Para Velasco e Cruz, da Unicamp, está claro que a agenda nacional continua sendo feita de forma conservadora (foto: E.Geraque)
Ao extrapolar os conceitos do campo exclusivamente institucional, a análise sobre os 20 anos da atual democracia brasileira gera elogios, mas ao mesmo tempo mostra importantes áreas de exceção, apontam cientistas como Sebastião Velasco e Cruz
Ao extrapolar os conceitos do campo exclusivamente institucional, a análise sobre os 20 anos da atual democracia brasileira gera elogios, mas ao mesmo tempo mostra importantes áreas de exceção, apontam cientistas como Sebastião Velasco e Cruz
Para Velasco e Cruz, da Unicamp, está claro que a agenda nacional continua sendo feita de forma conservadora (foto: E.Geraque)
Agência FAPESP - Nenhum dos três cientistas sociais convidados como debatedores na sessão especial "20 anos de vida democrática", realizada durante o primeiro dia do 29º Encontro Anual da Associação Nacional de Pós-Graduação e Pesquisa em Ciências Sociais (Anpocs), em Caxambu (MG), ousou fazer uma análise negativa do período iniciado em 1985.
Mas, mesmo com muitos elogios e saudações ao processo de forma geral, Sebastião Velasco e Cruz (Universidade Estadual de Campinas), Luiz Eduardo Soares (Universidade Estadual do Rio de Janeiro) e Renato Lessa (Instituto Universitário de Pesquisas do Rio de Janeiro) mostraram a existência de abismos gigantescos, em que o processo democrático ainda não chegou.

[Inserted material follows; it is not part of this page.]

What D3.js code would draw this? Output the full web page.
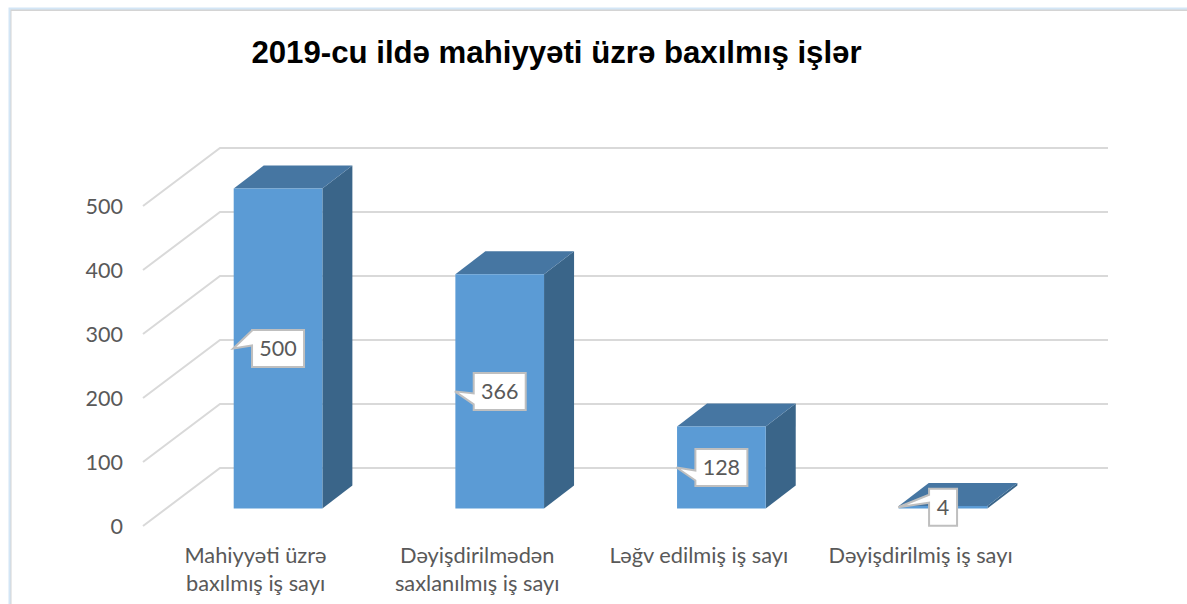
<!DOCTYPE html>
<html><head><meta charset="utf-8">
<script src="https://cdn.jsdelivr.net/npm/d3@7"></script>
<style>html,body{margin:0;padding:0;background:#fff;overflow:hidden}svg{display:block}</style>
</head><body><svg id="c" width="1187" height="604"></svg>
<script>
const titleText = "2019-cu ildə mahiyyəti üzrə baxılmış işlər";
const categories = ["Mahiyyəti üzrə|baxılmış iş sayı","Dəyişdirilmədən|saxlanılmış iş sayı","Ləğv edilmiş iş sayı","Dəyişdirilmiş iş sayı"];
const values = [500,366,128,4];
const tickValues = [0,100,200,300,400,500];

const W=1187,H=604, font="Lato, Carlito, 'Noto Sans', sans-serif";
const svg=d3.select("#c");
// frame
svg.append("rect").attr("x",10.5).attr("y",10).attr("width",W+20).attr("height",H+20).attr("fill","none").attr("stroke","#d4d4d4").attr("stroke-width",2);
svg.append("rect").attr("x",9.5).attr("y",8.5).attr("width",W+20).attr("height",H+20).attr("fill","none").attr("stroke","#d3e6f6").attr("stroke-width",2);

svg.append("text").attr("x",556.5).attr("y",63).attr("text-anchor","middle")
  .attr("font-family","'Liberation Sans',Arial,sans-serif").attr("font-weight",700).attr("font-size",31.2).attr("fill","#000").text(titleText);

const x=d3.scaleBand().domain(d3.range(categories.length)).range([167.2,1053.9]).paddingInner(.6).paddingOuter(.3);
const dom=[0,500];
const yFront=d3.scaleLinear().domain(dom).range([526,206]);
const yBar=d3.scaleLinear().domain(dom).range([508.5,188.5]);
const yBack=d3.scaleLinear().domain(dom).range([468,148]);
const wallX0=143,wallX1=220,wallX2=1108,depthX=30,depthY=23;

// gridlines
const grid=svg.append("g").attr("fill","none").attr("stroke","#d9d9d9").attr("stroke-width",2);
tickValues.forEach(t=>{
  grid.append("polyline").attr("points",[[wallX0,yFront(t)],[wallX1,yBack(t)],[wallX2,yBack(t)]].map(p=>p.join(",")).join(" "));
});

// y axis labels
const axis=d3.axisLeft(yFront).tickValues(tickValues).tickSize(0).tickPadding(20);
const ga=svg.append("g").attr("transform",`translate(${wallX0},1)`).call(axis);
ga.select(".domain").remove();
ga.selectAll("text").attr("font-family",font).attr("font-size",21.5).attr("fill","#595959");

// bars
const poly=(g,pts,fill)=>g.append("polygon").attr("points",pts.map(p=>p.join(",")).join(" ")).attr("fill",fill);
const bars=svg.append("g");
values.forEach((v,i)=>{
  const l=x(i),r=l+x.bandwidth(),t=yBar(v),b=yBar(0);
  poly(bars,[[r,t],[r+depthX,t-depthY],[r+depthX,b-depthY],[r,b]],"#3a6589");
  poly(bars,[[l,t],[l+depthX,t-depthY],[r+depthX,t-depthY],[r,t]],"#4676a2");
  poly(bars,[[l,t],[r,t],[r,b],[l,b]],"#5b9bd5");
});

// callouts: box width and pointer base offsets relative to the box centre line
const boxW=[52,52,52,28], boxH=37;
const baseOff=[[-18,-3],[2,13],[3,13],[-12.5,-4.5]];
const callouts=svg.append("g");
values.forEach((v,i)=>{
  const cx=x(i)+x.bandwidth()/2, my=(yBar(v)+yBar(0))/2, tip=x(i)-0.5;
  const L=cx-boxW[i]/2,R=cx+boxW[i]/2,T=my-boxH/2,B=my+boxH/2;
  callouts.append("path")
   .attr("d",`M${L},${T}L${R},${T}L${R},${B}L${L},${B}L${L},${my+baseOff[i][1]}L${tip},${my}L${L},${my+baseOff[i][0]}Z`)
   .attr("fill","#fff").attr("stroke","#bfbfbf").attr("stroke-width",2);
  callouts.append("text").attr("x",cx).attr("y",my+7.5).attr("text-anchor","middle")
   .attr("font-family",font).attr("font-size",21.5).attr("fill","#595959").text(v);
});

// category labels
const cats=svg.append("g").attr("font-family",font).attr("font-size",21.8).attr("fill","#595959").attr("text-anchor","middle");
categories.forEach((c,i)=>{
  c.split("|").forEach((s,j)=>cats.append("text").attr("x",x(i)+x.bandwidth()/2-22.5).attr("y",563+j*28).text(s));
});
</script></body></html>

"A desigualdade de renda é um dos assuntos que continuam fora da agenda democrática. A preocupação em garantir o patamar básico a todos os cidadãos, em termos de segurança, não existia nos anos 1980 e continua ausente", disse Velasco e Cruz à Agência FAPESP. Para ele, está claro que a agenda nacional continua sendo feita de forma conservadora.
Defensor das igualdades sociais e democráticas como motores de desenvolvimento de um país, o professor da Unicamp também tem o mesmo pensamento em relação ao problema da reforma agrária, que afirma continuar esquecido.
"Claro que um balanço sóbrio dos últimos 20 anos merece citar apontamentos muito mais positivos. Vivemos um período longo de normalidade constitucional, apesar das crises econômicas e políticas vividas", disse.
A falta de igualdade no campo da segurança política também ganhou eco nas palavras de Luiz Eduardo Soares. Para ele, o país está protagonizando um genocídio, principalmente entre os jovens negros. "No Brasil, ao ano, morrem 25 vítimas por violência fatal em cada 100 mil habitantes. Em algumas regiões periféricas das grandes metrópoles, essa relação sobe para até 250 mortes em 100 mil habitantes", disse. Segundo o pesquisador da Uerj, além de essa violência atingir garotos negros, ela só é vista, nessas mesmas proporções, em países que estão em guerra civil.
Adepto de uma política de segurança pública que mantenha a ordem e ao mesmo tempo garanta o respeito aos direitos humanos, Soares mostrou uma série de paradoxos legais existentes no Brasil que não contribuem em nada para que a sua visão seja contemplada. "Temos uma ambigüidade muito grande, hoje, em termos de controle das polícias em geral. Na verdade, elas foram criadas para ser miniexércitos e deveriam ser controladas pelas próprias Forças Armadas", disse.
Segundo o pesquisador, esse quadro gera corporações pouco sensíveis e que não estão voltadas para a questão da cidadania. Soares também acredita que uma agenda mais conservadora deverá a ser tônica nessa área daqui para a frente, ainda mais depois do resultado do referendo realizado no último domingo. "A polícia é muito importante. Ela deve ser tratada como uma parceira fundamental. Em uma democracia, nem a polícia ou a segurança pública podem ficar esquecidas", afirmou.